> _EXERCISE AIM_
Set all the material down again unchanged, without the pictures.

BEGIN SUPPLIED INFORMATION

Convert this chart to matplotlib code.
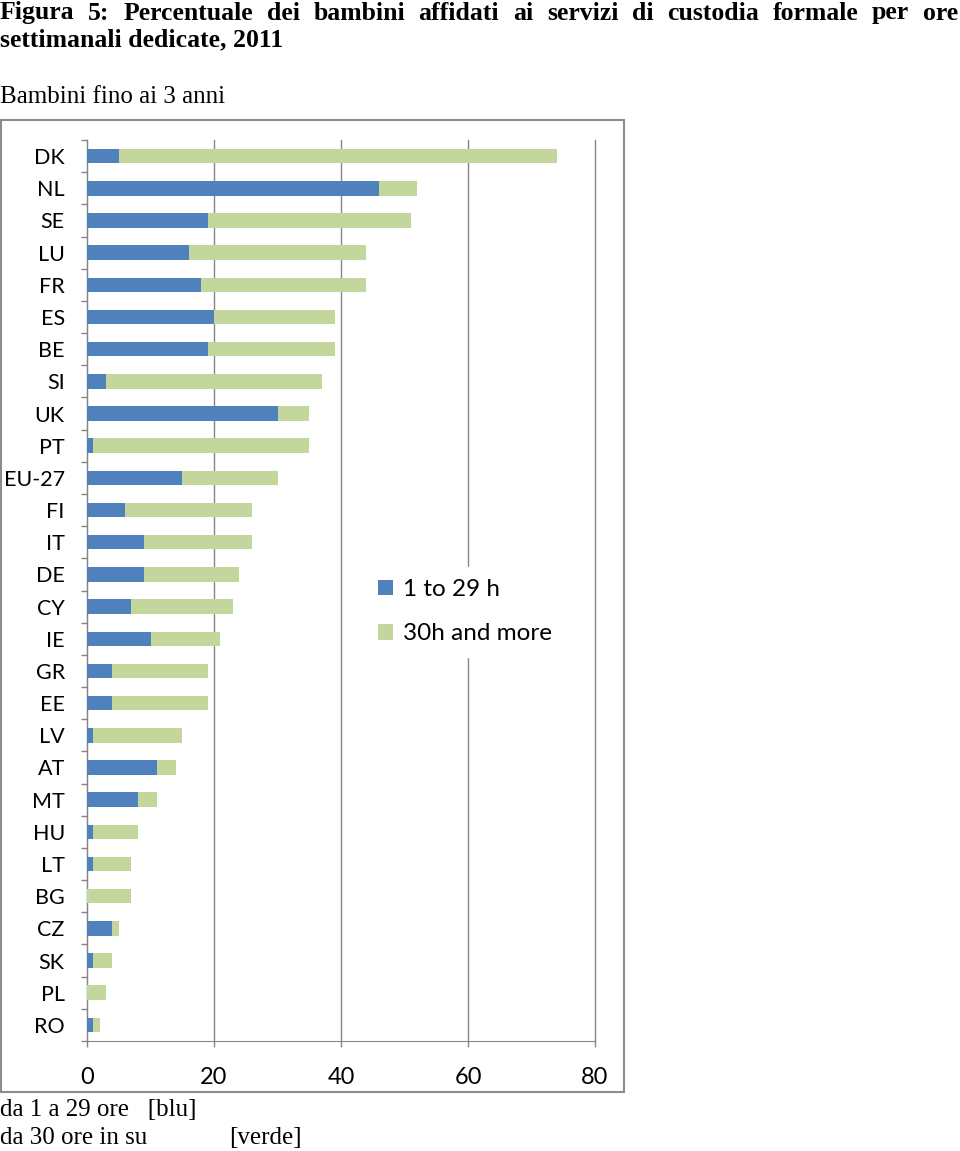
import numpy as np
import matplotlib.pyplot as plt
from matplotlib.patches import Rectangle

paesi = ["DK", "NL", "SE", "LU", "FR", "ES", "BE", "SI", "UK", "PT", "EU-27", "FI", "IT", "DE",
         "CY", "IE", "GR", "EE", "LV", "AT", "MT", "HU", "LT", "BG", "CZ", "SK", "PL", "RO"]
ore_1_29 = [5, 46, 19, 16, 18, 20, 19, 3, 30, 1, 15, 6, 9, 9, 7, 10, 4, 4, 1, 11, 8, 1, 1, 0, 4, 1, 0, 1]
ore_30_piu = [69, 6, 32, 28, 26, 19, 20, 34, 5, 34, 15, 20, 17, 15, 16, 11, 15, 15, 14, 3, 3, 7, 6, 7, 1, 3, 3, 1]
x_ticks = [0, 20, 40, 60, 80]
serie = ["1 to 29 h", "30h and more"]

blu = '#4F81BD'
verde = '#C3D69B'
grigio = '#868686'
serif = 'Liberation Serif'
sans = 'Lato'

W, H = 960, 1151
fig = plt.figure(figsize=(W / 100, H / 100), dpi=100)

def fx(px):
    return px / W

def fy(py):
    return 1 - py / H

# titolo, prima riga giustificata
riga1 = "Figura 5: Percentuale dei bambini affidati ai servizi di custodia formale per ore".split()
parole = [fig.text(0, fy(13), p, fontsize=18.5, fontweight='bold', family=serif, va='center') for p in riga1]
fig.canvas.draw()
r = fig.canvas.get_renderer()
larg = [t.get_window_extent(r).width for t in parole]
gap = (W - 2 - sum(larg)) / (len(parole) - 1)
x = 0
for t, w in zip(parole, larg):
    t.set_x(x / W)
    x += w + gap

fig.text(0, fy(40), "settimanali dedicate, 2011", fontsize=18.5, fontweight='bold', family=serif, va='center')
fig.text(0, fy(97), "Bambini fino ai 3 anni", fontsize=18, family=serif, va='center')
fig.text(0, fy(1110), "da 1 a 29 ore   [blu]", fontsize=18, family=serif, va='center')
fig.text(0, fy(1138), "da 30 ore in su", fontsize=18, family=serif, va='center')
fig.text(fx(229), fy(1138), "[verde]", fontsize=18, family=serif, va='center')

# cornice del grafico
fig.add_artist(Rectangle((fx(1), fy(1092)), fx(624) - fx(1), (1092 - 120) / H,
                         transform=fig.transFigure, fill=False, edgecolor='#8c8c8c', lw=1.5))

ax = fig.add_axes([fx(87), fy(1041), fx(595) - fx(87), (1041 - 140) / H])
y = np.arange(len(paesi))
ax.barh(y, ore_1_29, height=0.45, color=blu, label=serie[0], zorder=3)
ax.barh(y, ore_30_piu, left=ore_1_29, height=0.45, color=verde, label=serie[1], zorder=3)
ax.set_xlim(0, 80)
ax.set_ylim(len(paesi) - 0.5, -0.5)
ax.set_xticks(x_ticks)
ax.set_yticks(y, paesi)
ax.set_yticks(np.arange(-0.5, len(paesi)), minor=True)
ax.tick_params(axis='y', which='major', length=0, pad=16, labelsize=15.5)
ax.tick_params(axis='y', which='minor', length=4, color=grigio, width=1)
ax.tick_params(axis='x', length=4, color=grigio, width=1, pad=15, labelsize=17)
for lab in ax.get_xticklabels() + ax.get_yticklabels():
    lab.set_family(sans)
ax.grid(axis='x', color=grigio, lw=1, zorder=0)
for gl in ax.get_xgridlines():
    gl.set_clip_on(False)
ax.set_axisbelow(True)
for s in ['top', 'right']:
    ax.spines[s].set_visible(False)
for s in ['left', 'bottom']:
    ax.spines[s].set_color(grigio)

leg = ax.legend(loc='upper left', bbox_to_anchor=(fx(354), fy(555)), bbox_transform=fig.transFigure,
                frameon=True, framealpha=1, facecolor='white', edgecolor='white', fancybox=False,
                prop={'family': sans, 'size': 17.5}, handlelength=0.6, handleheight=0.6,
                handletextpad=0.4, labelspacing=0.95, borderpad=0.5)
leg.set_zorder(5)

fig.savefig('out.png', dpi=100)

END SUPPLIED INFORMATION

> _SOLUTION FOR THIS EXERCISE_
Convert this chart to matplotlib code.
import numpy as np
import matplotlib.pyplot as plt
from matplotlib.patches import Rectangle

paesi = ["DK", "NL", "SE", "LU", "FR", "ES", "BE", "SI", "UK", "PT", "EU-27", "FI", "IT", "DE",
         "CY", "IE", "GR", "EE", "LV", "AT", "MT", "HU", "LT", "BG", "CZ", "SK", "PL", "RO"]
ore_1_29 = [5, 46, 19, 16, 18, 20, 19, 3, 30, 1, 15, 6, 9, 9, 7, 10, 4, 4, 1, 11, 8, 1, 1, 0, 4, 1, 0, 1]
ore_30_piu = [69, 6, 32, 28, 26, 19, 20, 34, 5, 34, 15, 20, 17, 15, 16, 11, 15, 15, 14, 3, 3, 7, 6, 7, 1, 3, 3, 1]
x_ticks = [0, 20, 40, 60, 80]
serie = ["1 to 29 h", "30h and more"]

blu = '#4F81BD'
verde = '#C3D69B'
grigio = '#868686'
serif = 'Liberation Serif'
sans = 'Lato'

W, H = 960, 1151
fig = plt.figure(figsize=(W / 100, H / 100), dpi=100)

def fx(px):
    return px / W

def fy(py):
    return 1 - py / H

# titolo, prima riga giustificata
riga1 = "Figura 5: Percentuale dei bambini affidati ai servizi di custodia formale per ore".split()
parole = [fig.text(0, fy(13), p, fontsize=18.5, fontweight='bold', family=serif, va='center') for p in riga1]
fig.canvas.draw()
r = fig.canvas.get_renderer()
larg = [t.get_window_extent(r).width for t in parole]
gap = (W - 2 - sum(larg)) / (len(parole) - 1)
x = 0
for t, w in zip(parole, larg):
    t.set_x(x / W)
    x += w + gap

fig.text(0, fy(40), "settimanali dedicate, 2011", fontsize=18.5, fontweight='bold', family=serif, va='center')
fig.text(0, fy(97), "Bambini fino ai 3 anni", fontsize=18, family=serif, va='center')
fig.text(0, fy(1110), "da 1 a 29 ore   [blu]", fontsize=18, family=serif, va='center')
fig.text(0, fy(1138), "da 30 ore in su", fontsize=18, family=serif, va='center')
fig.text(fx(229), fy(1138), "[verde]", fontsize=18, family=serif, va='center')

# cornice del grafico
fig.add_artist(Rectangle((fx(1), fy(1092)), fx(624) - fx(1), (1092 - 120) / H,
                         transform=fig.transFigure, fill=False, edgecolor='#8c8c8c', lw=1.5))

ax = fig.add_axes([fx(87), fy(1041), fx(595) - fx(87), (1041 - 140) / H])
y = np.arange(len(paesi))
ax.barh(y, ore_1_29, height=0.45, color=blu, label=serie[0], zorder=3)
ax.barh(y, ore_30_piu, left=ore_1_29, height=0.45, color=verde, label=serie[1], zorder=3)
ax.set_xlim(0, 80)
ax.set_ylim(len(paesi) - 0.5, -0.5)
ax.set_xticks(x_ticks)
ax.set_yticks(y, paesi)
ax.set_yticks(np.arange(-0.5, len(paesi)), minor=True)
ax.tick_params(axis='y', which='major', length=0, pad=16, labelsize=15.5)
ax.tick_params(axis='y', which='minor', length=4, color=grigio, width=1)
ax.tick_params(axis='x', length=4, color=grigio, width=1, pad=15, labelsize=17)
for lab in ax.get_xticklabels() + ax.get_yticklabels():
    lab.set_family(sans)
ax.grid(axis='x', color=grigio, lw=1, zorder=0)
for gl in ax.get_xgridlines():
    gl.set_clip_on(False)
ax.set_axisbelow(True)
for s in ['top', 'right']:
    ax.spines[s].set_visible(False)
for s in ['left', 'bottom']:
    ax.spines[s].set_color(grigio)

leg = ax.legend(loc='upper left', bbox_to_anchor=(fx(354), fy(555)), bbox_transform=fig.transFigure,
                frameon=True, framealpha=1, facecolor='white', edgecolor='white', fancybox=False,
                prop={'family': sans, 'size': 17.5}, handlelength=0.6, handleheight=0.6,
                handletextpad=0.4, labelspacing=0.95, borderpad=0.5)
leg.set_zorder(5)

fig.savefig('out.png', dpi=100)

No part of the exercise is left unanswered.